Saturday, 26 March 2011

Homeschooled Christian Girl Court-Ordered

The New Hampshire Supreme Court has upheld a divorce court order forcing a Christian homeschooling mom to place her daughter in public school.

The divorced parents share equal rights to the girl's upbringing. The father wanted his daughter in public school full time for socialization.

According to the Alliance Defense Fund (ADF), allied with the mother's attorney, the New Hampshire's Supreme Court has previously stated that American home education is a tradition and a right.

The three judges didn't see it that way this time. In this case of The Matter of Kurowski, a "marital master" was called into court to assess whether the girl was too rigidly indoctrinated into her religious beliefs through her homeschool classes.

On the contrary, says ADF, the girl has been in extra-curricular social settings and supplemental public school classes with public school students for years.

The marital master acknowledged that the girl seemed well-adjusted and academically astute (homeschool students consistently average higher than public school students in SAT-ACT testing).

But he/she also found that the girl's Christian beliefs could influence others. On this basis, the judge ordered the mom to pack up her state-approved homeschool curriculum, which included science, math, English and other courses, and enroll the daughter in a government-run school.
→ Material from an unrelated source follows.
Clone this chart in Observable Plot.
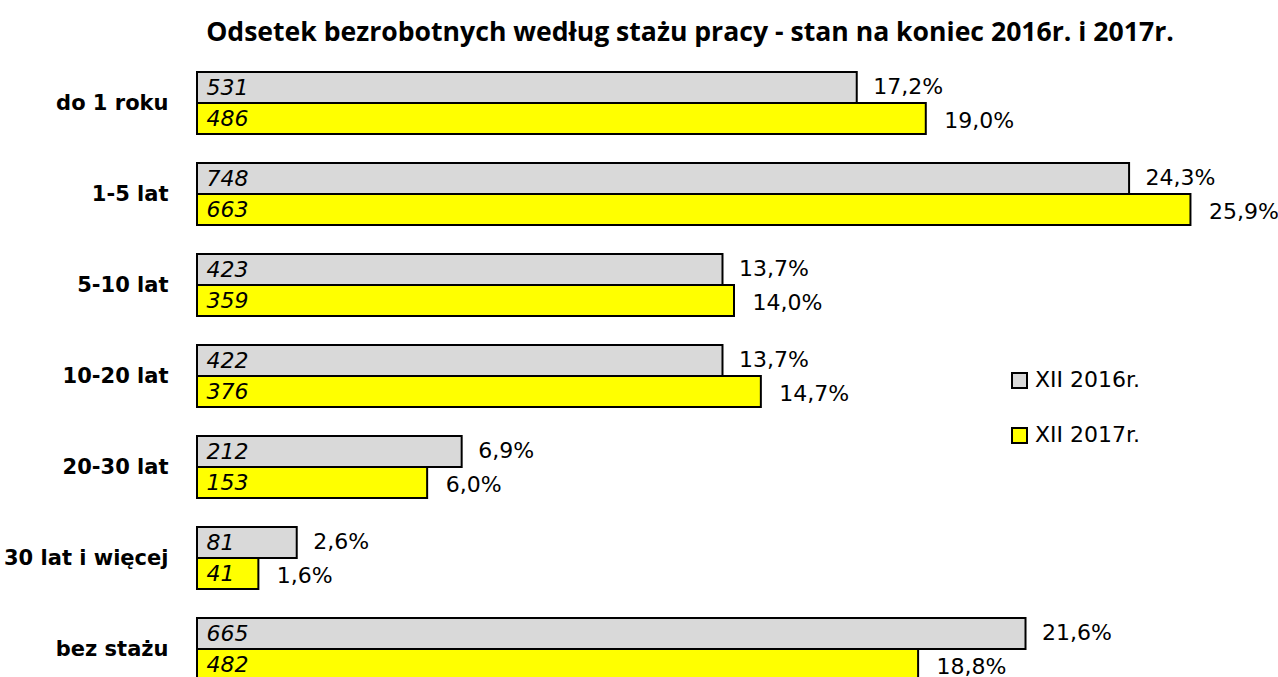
<!DOCTYPE html>
<html>
<head>
<meta charset="utf-8">
<script src="https://cdn.jsdelivr.net/npm/d3@7"></script>
<script src="https://cdn.jsdelivr.net/npm/@observablehq/plot@0.6"></script>
<style>
  html, body { margin: 0; padding: 0; background: #fff; overflow: hidden; width: 1278px; height: 677px; }
  body { font-family: "DejaVu Sans", sans-serif; position: relative; }
  #title { height: 60px; line-height: 62px; box-sizing: border-box; padding-left: 102px; text-align: center;
           font-family: "Open Sans", sans-serif; font-weight: bold; font-size: 26.6px; color: #000; white-space: nowrap; }
  .legend { position: absolute; left: 1011px; font-size: 22px; line-height: 26px; display: flex; align-items: center; }
  .legend .sw { width: 13px; height: 13px; border: 2px solid #000; margin-right: 7px; }
</style>
</head>
<body>
<div id="title">Odsetek bezrobotnych według stażu pracy - stan na koniec 2016r. i 2017r.</div>
<div id="chart"></div>
<div id="legend"></div>
<script>
const categories = ["do 1 roku", "1-5 lat", "5-10 lat", "10-20 lat", "20-30 lat", "30 lat i więcej", "bez stażu"];
const series = ["XII 2016r.", "XII 2017r."];
const pct2016 = [17.2, 24.3, 13.7, 13.7, 6.9, 2.6, 21.6];
const pct2017 = [19.0, 25.9, 14.0, 14.7, 6.0, 1.6, 18.8];
const count2016 = [531, 748, 423, 422, 212, 81, 665];
const count2017 = [486, 663, 359, 376, 153, 41, 482];
const colors = ["#d9d9d9", "#ffff00"];

const data = [];
categories.forEach((c, i) => {
  data.push({cat: c, year: series[0], pct: pct2016[i], count: count2016[i]});
  data.push({cat: c, year: series[1], pct: pct2017[i], count: count2017[i]});
});
const d2016 = data.filter(d => d.year === series[0]);
const d2017 = data.filter(d => d.year === series[1]);
const fmt = v => v.toFixed(1).replace(".", ",") + "%";
const FONT = "'DejaVu Sans', sans-serif";

const chart = Plot.plot({
  width: 1278,
  height: 620,
  marginTop: 12,
  marginBottom: 0,
  marginLeft: 197,
  marginRight: 7,
  style: {fontFamily: FONT, fontSize: "22px", color: "#000", background: "#fff"},
  x: {domain: [0, 28], axis: null},
  y: {domain: series, padding: 0, axis: null},
  fy: {domain: categories, paddingInner: 0.3187, paddingOuter: 0, label: null},
  color: {domain: series, range: colors},
  marks: [
    Plot.axisFy({anchor: "left", tickSize: 0, tickPadding: 29, fontWeight: "bold", fontSize: 21, label: null}),
    Plot.barX(data, {fy: "cat", y: "year", x: "pct", fill: "year", stroke: "#000", strokeWidth: 2}),
    Plot.text(data, {fy: "cat", y: "year", x: 0, text: d => String(d.count), textAnchor: "start", dx: 9,
                     fontStyle: "italic", fontSize: 22, fill: "#000"}),
    Plot.text(d2016, {fy: "cat", y: "year", x: "pct", text: d => fmt(d.pct), textAnchor: "start", dx: 16,
                      dy: -1, fontSize: 22, fill: "#000"}),
    Plot.text(d2017, {fy: "cat", y: "year", x: "pct", text: d => fmt(d.pct), textAnchor: "start", dx: 18,
                      dy: 2, fontSize: 22, fill: "#000"})
  ]
});
document.getElementById("chart").appendChild(chart);

const legend = document.getElementById("legend");
series.forEach((s, i) => {
  const row = document.createElement("div");
  row.className = "legend";
  row.style.top = (367 + i * 55) + "px";
  const sw = document.createElement("div");
  sw.className = "sw";
  sw.style.background = colors[i];
  const t = document.createElement("span");
  t.textContent = s;
  row.appendChild(sw);
  row.appendChild(t);
  legend.appendChild(row);
});
</script>
</body>
</html>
This may seem incongruous. If the judges ruled for the father, wouldn't they instead want to keep the girl out of public school so her Christian beliefs didn't influence others?

The solution was to assign a guardian ad-litem who will monitor the girl to make sure she begins reflecting multiple other worldviews.

Several questions need to be asked:

* In whose esteem is one's peacefully conducted religious faith "too rigid?" It's a subjective term.

* Was the marital master's word taken at face value without knowing what his own definition of "rigid" is? Could there be a conflict of interest?

* Who is acting on behalf of this now 11-year-old child's desires? Did someone talk to her without either parent in the room? We're told today that children should decide for themselves what they want. But in divorce cases, states vary on the age a child can be heard.

* Are there double standards at work here? "Morning after" pill makers are lobbying the government to abolish any minimum age limit for purchase. Abortion providers take minor girls across state lines without a parent's knowledge. But this girl didn't have a choice.

* What do the judges personally believe? The Senate Judiciary Committee often votes against judicial nominees on the basis of their personal beliefs, even though it's against SJC regulations to do so. Shouldn't we ask the judges in this case if they're against Christian beliefs, to avoid bias?

As this case stands, the girl needs to stop believing so much in the Ten Commandments: Honor your parents, love God, don't murder, don't commit adultery, Don't lie, don't steal.

And she must be allowed to learn in today's public school curriculum: Do whatever you want, sex is natural at any age, what your parents say doesn't matter, God doesn't exist.

The Homeschool Legal Defense Association's website reflects disappointment with this Supreme Court ruling, but that the court stated their decision was confined to this case, not against all homeschooling. It could still set a precedent.